Мы можем относиться к Пустоте двояко, что наилучшим образом отражено в парадоксе Ахиллеса и черепахи: хотя Ахиллес легко может догнать черепаху, он никогда не сумеет этого сделать. Мы также постулируем Пустоту как невозможно-реальный Предел человеческого опыта, к которому мы можем лишь бесконечно приближаться, абсолютную Вещь, от которой мы должны держаться на должной дистанции — если мы подойдем к ней чересчур близко, мы сгорим… Наше отношение к Пустоте, таким образом, двусмысленно, отмечено одновременно влечением и отвращением. Или же мы постулируем ее как то, через что нам следует (и в некотором смысле всегда-уже) пройти, — в этом состоит суть гегельянской идеи «сосуществования с негативом», выраженная в лакановском представлении о глубинной взаимосвязи влечения к смерти и творческой сублимации: для того чтобы могло возникнуть (символическое) творение, влечение к смерти (гегельянское самоопределение абсолютной негативности) должно совершить свою работу по освобождению места и подготовке его к творению. Вместо прежней темы феноменального исчезновения/распада объектов в водовороте Вещи мы получаем объекты, представляющие собой Пустоту воплощенной Вещи, или, выражаясь гегельянски, объекты, в которых негативность обретает позитивное существование.

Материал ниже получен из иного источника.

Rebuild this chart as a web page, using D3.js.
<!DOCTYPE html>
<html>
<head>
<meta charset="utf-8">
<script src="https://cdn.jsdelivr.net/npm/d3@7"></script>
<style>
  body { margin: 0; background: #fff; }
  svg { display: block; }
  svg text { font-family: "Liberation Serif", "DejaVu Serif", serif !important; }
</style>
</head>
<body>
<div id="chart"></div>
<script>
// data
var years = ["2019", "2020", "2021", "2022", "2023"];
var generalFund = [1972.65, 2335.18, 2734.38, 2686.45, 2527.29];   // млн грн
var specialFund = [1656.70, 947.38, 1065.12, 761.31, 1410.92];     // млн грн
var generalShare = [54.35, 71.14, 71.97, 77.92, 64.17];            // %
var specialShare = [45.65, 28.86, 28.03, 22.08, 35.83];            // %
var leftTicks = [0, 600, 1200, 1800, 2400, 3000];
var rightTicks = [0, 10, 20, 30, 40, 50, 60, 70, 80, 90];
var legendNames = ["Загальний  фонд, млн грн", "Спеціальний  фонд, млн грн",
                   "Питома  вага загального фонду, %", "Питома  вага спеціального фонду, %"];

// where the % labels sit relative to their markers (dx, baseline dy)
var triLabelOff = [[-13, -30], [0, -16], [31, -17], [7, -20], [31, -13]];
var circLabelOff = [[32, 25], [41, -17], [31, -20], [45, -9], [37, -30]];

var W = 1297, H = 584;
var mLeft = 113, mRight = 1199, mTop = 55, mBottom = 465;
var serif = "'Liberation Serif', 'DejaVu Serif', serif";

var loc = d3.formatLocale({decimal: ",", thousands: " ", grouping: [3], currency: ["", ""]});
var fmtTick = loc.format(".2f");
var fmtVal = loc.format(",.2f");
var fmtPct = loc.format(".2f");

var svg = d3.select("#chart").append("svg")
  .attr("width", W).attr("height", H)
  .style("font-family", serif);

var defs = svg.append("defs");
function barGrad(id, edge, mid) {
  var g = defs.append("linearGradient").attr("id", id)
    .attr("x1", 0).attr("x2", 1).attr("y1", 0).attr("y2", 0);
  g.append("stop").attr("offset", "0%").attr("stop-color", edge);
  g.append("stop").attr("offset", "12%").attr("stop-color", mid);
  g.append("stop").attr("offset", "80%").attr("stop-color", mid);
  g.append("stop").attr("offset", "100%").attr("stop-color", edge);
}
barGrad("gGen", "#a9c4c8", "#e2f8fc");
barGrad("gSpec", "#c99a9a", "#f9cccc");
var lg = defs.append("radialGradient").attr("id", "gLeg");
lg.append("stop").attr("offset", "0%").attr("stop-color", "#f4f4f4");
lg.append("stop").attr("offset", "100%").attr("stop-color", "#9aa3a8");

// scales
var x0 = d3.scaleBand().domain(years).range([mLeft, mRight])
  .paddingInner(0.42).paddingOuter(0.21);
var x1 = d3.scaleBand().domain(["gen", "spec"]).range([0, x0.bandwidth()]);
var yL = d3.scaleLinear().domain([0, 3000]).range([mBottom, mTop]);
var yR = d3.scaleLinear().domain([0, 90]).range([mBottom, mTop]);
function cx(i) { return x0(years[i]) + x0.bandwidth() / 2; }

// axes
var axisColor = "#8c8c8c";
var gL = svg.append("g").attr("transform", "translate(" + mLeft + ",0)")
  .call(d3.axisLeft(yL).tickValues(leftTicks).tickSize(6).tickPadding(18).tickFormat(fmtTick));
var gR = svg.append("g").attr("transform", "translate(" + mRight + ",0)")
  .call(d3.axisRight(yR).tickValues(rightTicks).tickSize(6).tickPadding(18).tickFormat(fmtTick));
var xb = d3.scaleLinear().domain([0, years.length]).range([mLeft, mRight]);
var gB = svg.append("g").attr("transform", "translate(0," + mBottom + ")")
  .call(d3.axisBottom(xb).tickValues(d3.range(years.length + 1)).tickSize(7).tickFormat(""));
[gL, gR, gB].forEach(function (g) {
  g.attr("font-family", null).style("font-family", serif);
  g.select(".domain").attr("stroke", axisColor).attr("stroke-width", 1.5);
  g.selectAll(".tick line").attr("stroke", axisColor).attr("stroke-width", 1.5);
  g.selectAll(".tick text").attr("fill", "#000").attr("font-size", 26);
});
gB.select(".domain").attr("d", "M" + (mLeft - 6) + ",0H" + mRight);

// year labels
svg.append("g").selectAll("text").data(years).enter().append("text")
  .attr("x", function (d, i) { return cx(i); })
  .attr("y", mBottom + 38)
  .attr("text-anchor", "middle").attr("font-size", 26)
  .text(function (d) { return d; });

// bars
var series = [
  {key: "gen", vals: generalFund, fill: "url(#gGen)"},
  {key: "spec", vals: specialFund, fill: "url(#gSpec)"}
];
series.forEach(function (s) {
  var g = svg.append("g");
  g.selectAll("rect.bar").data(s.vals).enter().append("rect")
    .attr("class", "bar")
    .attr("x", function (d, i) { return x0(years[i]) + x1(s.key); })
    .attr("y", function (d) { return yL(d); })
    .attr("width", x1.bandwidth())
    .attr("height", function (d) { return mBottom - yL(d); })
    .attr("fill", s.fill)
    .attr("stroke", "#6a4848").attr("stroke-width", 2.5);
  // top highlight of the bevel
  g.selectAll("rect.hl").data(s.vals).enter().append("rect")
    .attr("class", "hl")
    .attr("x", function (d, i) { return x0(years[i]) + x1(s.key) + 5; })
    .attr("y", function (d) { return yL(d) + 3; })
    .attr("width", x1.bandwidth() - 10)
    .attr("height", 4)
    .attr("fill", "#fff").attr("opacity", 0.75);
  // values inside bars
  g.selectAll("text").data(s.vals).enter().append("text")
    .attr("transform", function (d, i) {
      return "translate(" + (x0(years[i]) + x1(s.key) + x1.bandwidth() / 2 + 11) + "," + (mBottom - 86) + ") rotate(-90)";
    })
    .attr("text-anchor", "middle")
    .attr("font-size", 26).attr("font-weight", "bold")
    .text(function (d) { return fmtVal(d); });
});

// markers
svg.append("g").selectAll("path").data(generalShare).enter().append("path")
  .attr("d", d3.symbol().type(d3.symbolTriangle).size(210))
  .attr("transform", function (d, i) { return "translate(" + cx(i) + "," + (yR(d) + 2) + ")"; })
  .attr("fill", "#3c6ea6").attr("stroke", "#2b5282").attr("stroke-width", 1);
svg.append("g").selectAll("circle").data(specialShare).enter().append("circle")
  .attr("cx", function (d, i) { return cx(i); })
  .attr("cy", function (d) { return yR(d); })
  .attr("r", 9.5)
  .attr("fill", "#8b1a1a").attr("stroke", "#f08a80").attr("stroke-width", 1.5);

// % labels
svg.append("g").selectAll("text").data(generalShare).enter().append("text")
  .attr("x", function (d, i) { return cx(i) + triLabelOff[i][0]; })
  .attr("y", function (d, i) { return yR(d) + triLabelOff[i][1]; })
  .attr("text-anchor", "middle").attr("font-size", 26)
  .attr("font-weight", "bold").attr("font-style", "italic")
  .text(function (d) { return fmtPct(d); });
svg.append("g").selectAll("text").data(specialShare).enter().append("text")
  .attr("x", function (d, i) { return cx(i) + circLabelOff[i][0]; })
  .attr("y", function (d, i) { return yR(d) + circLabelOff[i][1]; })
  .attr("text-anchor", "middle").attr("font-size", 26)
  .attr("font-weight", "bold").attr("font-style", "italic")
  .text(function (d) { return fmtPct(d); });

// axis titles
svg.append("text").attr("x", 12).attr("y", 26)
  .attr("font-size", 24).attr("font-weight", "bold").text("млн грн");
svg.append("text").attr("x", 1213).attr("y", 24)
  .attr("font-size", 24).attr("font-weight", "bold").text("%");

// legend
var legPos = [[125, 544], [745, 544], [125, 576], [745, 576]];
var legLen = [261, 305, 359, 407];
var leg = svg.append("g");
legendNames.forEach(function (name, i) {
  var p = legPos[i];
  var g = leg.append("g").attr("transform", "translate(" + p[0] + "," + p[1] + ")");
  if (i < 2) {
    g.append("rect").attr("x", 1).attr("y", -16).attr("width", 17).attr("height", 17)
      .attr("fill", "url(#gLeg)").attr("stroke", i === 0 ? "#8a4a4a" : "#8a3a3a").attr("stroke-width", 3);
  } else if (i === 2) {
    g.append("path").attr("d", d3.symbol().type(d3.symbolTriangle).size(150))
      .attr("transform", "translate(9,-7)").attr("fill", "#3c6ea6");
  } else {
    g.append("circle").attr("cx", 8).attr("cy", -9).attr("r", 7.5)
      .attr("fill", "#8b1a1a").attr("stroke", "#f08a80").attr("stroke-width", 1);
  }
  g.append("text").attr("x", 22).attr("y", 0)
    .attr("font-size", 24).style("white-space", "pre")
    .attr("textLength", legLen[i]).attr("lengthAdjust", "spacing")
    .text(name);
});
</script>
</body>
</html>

На языке религии в этом переходе от Невозможного-Реального Единственного (Вещи), преломляющегося/отражающегося во множестве проявлений, к Паре заключается переход от иудаизма к христианству: еврейский Бог — это Реальная Вещь Потустороннего, тогда как божественное измерение Христа — это толькокрошечная гримаса, незаметное отличие, которое выделяет его среди других (обычных) людей. Христос не является «возвышенным» в смысле «объекта, возведенного в ранг Вещи», он не замещает невозможную Вещь-Бога; скорее, он — «сама Вещь» или, точнее, «сама Вещь» — это лишь разрыв/промежуток, который не позволяет считать Христа обычным человеком. Христос — это тот, кого Ницше, этот последний самопровозглашенный Антихрист, называл «Полуднем»: тонкая грань между До и После, Ветхим и Новым, Реальным и Символическим, между Богом/Отцом/Вещью и сообществом Духа12. Как таковой, он в то же самое время двойственен: пик Ветхого (наивысшее проявление логики жертвы, он олицетворяет исключительную жертву, самоопределяющийся обмен, при котором нам больше не нужно платить Богу; Бог сам платит за нас и тем самым втягивает нас в бесконечный долг) и его преодоление (изменение перспективы) в Новом. Только небольшой нюанс, почти незаметное изменение перспективы отличает жертву Христа от атеистического притязания на жизнь, которая не нуждается в жертве.
Понять Христа помогает фигура Иова, страдания которого служат прообразом страданий Христа. Почти непереносимое воздействие «Книги Иова» заключается не столько в ее нарративном каркасе (Дьявол появляется в ней как деловой партнер Бога, причем оба участвуют в довольно жестоком эксперименте, для того чтобы испытать веру Иова), сколько в ее итоге. Не получив удовлетворения от незаслуженных страданий Иова, Бог в конечном счете прибегает к чистому бахвальству и устраивает страшное представление с элементами фарса — все доказательство авторитета основывается на потрясающей демонстрации власти: «Ты видишь, что я могу? Ты так можешь? Кто ты такой, чтобы жаловаться?» Так что мы сталкиваемся здесь не с добрым Богом, дающим понять Иову, что его страдания — это лишь испытание, призванное стать подтверждением его веры, и не с темным Богом, находящимся по ту сторону закона, Богом чистого каприза, а скорее с Богом, который действует так, словно кто-то застал его в минуту беспомощности или в крайнем случае слабости, и который пытается выйти из этого положения, прибегнув к пустому бахвальству. В итоге мы получаем своего рода дешевый голливудский ужастик с большим количеством спецэффектов — неудивительно, что многие комментаторы пытаются объявить историю Иова остатком прежней языческой мифологии, которую нужно исключить из Библии.